The funny thing is, that segregation of the gifted from their peers actually works. It did in my case, for a very simple reason. There were no bullies in my gifted school. Or there were, but they were of much softer variety than in grade school. The kind that merely insulted you wittily, instead of punching or tripping you.
The gifted school or program is a place that provides protection for highly intelligent, sensitive and non-violent kids, and gives them space to develop. Perhaps a more accurate term than "The Gifted" would be "The Unassertive" or "The Meek." The scientific case for dividing children based on assertiveness is one of the strongest arguments for segregating boys and girls in math classes. I think I would have been ecstatic as a boy going to school with only girls and the last few bespectacled males to be picked to play football.
But highly intelligent kids are not the only kids that need protection. Kids with physical or learning disabilities, syndromes, etc. need similar protection and attention. Perhaps an alternative division in our public schools would be between "The Violent" and "The Non-Violent". You could envision separate schools, one with gardens and places to have picnics for recess, and a security-guard patrolled gridiron and set of basketball courts at the other.
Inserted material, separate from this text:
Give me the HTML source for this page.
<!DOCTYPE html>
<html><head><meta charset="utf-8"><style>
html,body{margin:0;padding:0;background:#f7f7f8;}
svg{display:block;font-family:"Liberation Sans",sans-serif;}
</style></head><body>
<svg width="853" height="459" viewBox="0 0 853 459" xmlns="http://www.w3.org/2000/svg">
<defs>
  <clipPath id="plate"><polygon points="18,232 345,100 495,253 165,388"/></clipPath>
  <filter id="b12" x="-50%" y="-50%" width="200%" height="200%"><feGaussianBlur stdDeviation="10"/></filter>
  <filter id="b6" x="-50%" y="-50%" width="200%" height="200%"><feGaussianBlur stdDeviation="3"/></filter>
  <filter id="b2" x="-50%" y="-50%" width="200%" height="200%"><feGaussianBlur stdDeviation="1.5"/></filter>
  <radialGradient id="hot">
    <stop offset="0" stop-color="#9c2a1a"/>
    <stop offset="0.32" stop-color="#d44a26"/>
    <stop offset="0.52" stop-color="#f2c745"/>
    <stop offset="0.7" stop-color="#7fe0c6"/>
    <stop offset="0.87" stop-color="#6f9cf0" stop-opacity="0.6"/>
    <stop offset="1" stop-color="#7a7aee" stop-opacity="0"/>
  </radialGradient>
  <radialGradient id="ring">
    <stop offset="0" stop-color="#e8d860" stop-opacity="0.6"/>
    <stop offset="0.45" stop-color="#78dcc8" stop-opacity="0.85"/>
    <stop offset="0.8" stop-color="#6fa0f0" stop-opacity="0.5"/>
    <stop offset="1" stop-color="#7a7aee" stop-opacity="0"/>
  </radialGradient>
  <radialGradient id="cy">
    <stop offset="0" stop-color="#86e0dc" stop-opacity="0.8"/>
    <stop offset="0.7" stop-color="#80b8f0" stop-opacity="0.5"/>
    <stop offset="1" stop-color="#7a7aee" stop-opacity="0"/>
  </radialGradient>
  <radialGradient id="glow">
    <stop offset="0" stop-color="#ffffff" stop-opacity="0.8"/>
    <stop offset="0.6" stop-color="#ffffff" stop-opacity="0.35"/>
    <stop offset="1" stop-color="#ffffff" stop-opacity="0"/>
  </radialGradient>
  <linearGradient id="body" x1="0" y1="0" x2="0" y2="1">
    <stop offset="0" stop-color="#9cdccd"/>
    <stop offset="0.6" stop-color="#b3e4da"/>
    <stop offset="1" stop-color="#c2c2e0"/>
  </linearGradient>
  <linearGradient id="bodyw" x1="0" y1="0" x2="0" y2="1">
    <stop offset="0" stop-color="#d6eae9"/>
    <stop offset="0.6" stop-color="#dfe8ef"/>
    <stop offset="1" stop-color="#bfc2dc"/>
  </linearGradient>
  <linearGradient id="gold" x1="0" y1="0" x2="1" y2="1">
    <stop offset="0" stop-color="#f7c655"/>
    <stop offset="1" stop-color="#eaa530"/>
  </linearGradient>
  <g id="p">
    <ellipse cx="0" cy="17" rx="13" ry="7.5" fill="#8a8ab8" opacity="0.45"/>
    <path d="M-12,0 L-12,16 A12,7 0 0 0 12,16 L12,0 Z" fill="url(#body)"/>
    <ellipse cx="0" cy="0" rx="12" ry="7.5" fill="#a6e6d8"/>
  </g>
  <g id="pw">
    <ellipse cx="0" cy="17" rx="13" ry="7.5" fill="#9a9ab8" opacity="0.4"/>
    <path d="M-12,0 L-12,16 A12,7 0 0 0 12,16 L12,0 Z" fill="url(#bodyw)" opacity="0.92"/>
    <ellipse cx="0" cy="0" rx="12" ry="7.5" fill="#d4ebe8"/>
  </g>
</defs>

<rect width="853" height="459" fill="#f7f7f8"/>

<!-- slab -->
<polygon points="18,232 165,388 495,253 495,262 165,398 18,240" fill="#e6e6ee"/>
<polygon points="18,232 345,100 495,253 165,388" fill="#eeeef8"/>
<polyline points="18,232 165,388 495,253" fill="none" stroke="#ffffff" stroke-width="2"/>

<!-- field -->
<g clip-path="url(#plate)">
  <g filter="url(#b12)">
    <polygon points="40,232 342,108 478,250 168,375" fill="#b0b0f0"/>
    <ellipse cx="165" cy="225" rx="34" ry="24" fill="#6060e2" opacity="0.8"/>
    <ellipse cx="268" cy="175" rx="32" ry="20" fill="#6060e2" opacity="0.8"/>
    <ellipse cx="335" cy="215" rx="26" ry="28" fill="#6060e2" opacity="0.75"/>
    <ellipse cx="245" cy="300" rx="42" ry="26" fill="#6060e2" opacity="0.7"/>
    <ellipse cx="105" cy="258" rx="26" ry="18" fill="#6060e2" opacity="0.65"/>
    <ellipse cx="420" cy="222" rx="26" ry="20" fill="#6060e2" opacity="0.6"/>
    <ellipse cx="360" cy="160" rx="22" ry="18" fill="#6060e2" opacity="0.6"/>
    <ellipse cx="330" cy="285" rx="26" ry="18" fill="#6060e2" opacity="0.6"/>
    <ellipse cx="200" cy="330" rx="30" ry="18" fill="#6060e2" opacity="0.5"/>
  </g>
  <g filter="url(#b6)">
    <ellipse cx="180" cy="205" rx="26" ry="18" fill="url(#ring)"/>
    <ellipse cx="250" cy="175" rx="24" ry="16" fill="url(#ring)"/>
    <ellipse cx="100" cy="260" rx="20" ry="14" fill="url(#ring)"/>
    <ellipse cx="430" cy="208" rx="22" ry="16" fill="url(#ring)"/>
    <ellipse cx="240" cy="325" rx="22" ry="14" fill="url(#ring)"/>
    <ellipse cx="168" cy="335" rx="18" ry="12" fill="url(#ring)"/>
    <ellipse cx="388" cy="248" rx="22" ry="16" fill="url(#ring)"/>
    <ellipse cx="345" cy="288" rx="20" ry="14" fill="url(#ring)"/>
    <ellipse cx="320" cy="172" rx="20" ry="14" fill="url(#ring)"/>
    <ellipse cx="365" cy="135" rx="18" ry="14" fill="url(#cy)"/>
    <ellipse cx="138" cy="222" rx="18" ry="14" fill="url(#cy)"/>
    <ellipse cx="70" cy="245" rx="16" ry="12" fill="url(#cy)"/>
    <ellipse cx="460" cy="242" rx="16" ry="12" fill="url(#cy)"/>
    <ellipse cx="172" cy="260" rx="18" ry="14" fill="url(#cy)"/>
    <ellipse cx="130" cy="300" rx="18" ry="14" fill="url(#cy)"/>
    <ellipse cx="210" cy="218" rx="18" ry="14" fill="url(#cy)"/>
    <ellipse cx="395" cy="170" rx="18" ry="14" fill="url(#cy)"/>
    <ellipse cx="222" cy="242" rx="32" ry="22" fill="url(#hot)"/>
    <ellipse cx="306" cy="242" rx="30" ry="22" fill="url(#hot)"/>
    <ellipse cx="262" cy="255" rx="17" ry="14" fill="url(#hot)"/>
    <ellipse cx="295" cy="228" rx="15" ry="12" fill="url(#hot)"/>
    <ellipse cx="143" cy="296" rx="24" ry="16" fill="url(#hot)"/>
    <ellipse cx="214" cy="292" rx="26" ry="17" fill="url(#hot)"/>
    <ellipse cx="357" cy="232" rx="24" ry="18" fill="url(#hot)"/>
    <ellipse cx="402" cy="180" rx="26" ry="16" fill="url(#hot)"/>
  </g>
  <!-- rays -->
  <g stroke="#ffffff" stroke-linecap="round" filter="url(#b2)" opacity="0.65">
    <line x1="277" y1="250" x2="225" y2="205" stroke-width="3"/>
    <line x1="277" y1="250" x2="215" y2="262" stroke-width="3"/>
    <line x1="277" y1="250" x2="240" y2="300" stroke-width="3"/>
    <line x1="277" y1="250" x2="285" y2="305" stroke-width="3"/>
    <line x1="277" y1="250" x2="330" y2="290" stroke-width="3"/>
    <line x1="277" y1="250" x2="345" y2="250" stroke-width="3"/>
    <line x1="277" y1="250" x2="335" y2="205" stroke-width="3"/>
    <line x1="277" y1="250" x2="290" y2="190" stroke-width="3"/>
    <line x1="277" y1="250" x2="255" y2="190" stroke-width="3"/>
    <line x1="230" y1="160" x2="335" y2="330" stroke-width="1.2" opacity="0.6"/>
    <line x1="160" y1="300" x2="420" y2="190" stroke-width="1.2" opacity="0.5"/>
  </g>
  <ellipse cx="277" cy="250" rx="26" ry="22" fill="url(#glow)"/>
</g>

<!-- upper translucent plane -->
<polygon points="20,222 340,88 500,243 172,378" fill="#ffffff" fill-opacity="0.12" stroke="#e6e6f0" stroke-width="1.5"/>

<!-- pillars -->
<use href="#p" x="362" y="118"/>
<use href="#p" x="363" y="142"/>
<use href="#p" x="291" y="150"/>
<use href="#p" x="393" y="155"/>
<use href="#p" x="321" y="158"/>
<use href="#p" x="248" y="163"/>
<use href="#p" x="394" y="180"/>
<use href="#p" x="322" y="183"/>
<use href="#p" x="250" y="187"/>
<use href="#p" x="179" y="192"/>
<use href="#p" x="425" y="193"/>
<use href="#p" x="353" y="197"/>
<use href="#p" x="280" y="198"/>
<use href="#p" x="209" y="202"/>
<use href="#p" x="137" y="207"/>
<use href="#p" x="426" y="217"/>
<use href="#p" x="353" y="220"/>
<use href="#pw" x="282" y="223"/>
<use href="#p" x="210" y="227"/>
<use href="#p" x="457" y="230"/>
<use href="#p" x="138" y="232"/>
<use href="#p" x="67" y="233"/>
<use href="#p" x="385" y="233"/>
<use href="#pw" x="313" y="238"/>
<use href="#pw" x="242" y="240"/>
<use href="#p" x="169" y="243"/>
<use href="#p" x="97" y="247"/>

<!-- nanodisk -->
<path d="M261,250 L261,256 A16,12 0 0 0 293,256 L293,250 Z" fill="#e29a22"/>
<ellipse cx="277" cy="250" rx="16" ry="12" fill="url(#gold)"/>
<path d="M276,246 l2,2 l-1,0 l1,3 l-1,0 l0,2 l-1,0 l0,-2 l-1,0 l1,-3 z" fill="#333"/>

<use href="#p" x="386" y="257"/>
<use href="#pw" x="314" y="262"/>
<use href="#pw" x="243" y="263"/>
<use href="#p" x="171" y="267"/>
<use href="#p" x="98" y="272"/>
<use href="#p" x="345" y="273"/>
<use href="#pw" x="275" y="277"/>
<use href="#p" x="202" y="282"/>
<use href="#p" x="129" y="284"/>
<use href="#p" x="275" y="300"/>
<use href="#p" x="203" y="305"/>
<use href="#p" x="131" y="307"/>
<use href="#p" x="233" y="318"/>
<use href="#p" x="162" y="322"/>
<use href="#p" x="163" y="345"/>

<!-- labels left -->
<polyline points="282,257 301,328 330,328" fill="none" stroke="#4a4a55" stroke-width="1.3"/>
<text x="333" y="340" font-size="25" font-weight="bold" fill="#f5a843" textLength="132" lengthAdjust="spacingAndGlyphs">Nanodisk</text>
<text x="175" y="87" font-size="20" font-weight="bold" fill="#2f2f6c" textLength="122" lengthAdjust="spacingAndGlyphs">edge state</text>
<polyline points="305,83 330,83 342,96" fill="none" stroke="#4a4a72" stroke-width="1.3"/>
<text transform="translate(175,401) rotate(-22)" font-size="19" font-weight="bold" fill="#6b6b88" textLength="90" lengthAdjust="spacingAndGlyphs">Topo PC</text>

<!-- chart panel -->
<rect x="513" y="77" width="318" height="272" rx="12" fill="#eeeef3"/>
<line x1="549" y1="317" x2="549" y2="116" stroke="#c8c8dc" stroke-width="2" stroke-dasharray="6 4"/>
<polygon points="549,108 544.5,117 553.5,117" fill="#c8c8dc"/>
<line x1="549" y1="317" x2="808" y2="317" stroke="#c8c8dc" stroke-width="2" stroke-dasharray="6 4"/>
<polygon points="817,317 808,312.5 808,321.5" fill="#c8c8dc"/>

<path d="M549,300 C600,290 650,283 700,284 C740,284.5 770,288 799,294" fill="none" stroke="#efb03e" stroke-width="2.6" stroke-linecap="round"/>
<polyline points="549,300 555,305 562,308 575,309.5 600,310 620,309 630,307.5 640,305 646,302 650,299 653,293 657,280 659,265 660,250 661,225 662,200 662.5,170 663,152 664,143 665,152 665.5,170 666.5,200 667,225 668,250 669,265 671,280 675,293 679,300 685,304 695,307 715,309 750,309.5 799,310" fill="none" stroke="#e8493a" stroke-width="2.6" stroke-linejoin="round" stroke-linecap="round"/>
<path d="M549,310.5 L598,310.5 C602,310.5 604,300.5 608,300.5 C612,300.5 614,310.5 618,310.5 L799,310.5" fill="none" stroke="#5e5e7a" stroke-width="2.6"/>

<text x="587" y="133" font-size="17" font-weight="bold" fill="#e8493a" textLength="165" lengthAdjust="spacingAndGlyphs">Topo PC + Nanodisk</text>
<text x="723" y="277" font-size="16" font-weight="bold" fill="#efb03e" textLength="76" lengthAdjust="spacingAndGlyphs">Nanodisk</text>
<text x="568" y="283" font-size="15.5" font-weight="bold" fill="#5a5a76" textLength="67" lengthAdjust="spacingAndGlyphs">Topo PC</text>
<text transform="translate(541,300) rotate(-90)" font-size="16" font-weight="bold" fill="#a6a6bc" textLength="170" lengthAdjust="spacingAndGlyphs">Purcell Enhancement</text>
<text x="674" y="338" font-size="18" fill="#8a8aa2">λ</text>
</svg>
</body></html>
My point here is not to seriously question the practice of giving individualized attention to intelligent students. I'll certainly take advantage of such programs for my children if they exist. But if you begin to look very closely at "everyone else", not just at the bottom but in the middle and upper-middle, there are more differences than similarities, and almost every child could benefit from some kind of individualized attention.
Some will say that we don't have the resources to provide that now. Each individual's parents, however, are equipped to buttress and supplement their children's education to round and and fill their unique needs, where schools will and must fail. And since I work in the technology industry, I've got to remain optimistic that technology will somehow play a role in filling the void in the near future, providing individualized education where teachers cannot.